Einer Gesellschaft, der das Freiheitsbewusstsein fehlt, fehlen auch neue Gedanken. Was nützt uns eine rauchfreie Gesellschaft, der die Diskussionskultur fehlt? Bei Rutschkys zu Hause wurde diskutiert und geraucht. Es wurde Argumente mit Gegenargumenten begegnet und ausgetestet, wie weit sie tragen. Hier hatten die Auswüchse des modernen Fundamentalismus, der sich durch schlichte Konzepte und die Reduzierung verwickelter politischer, kultureller und ökonomischer Verhältnisse auf das Niveau des moralischen Skandals ausdrückt, keine Chance.

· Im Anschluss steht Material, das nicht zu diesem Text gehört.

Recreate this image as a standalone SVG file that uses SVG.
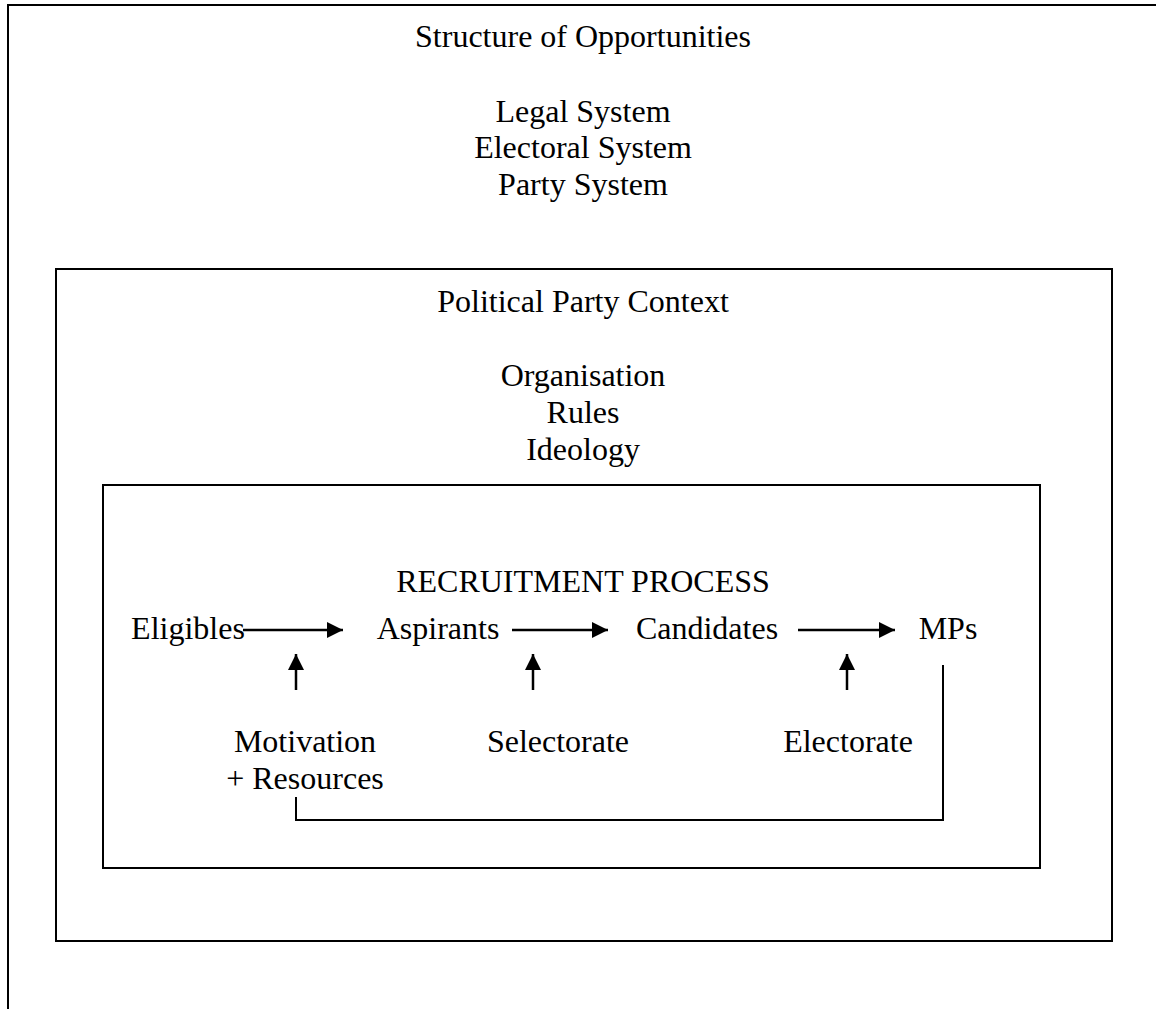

„So leicht Empörung und Entsetzen auszulösen sind, so schlicht die Konzepte, mit denen praktisch Abhilfe geschaffen werden soll“ schreibt Katharina Rutschky in ihrem Buch „Emma und ihre Schwestern“ – einer Abrechnung mit den Feministinnen, die sich in einer selbst konstruierten Opferrolle behaglich eingerichtet haben und immer noch glauben, ihr nächster Mann sei ihr schlimmster Feind.
Katharina Rutschky scheute den Konflikt nicht und doch war sie eine feinfühlende, lebensfrohe, hilfsbereite und offene Frau. Wenn wir uns im Restaurant Kaiserstein in Berlin bei Whisky (aber ohne Eis!) zusammensetzten, konnte ich immer von ihr lernen. Überall, so sagte sie mir einmal, gebe es freiheitsbewusste Menschen. Als sie sich mit dem Thema Kindesmissbrauch beschäftigte, habe sie auch dort Verbündete gefunden, wo sie sie nicht vermutet hätte – etwa in den Ministerien.
Katharina Rutschky liebte das Leben, die Kunst, die Kultur und bunte Postkarten. Sie war eine hoch gebildete Frau, die nie das Gefühl für die Realität verloren hatte. Ich werde sie sehr vermissen.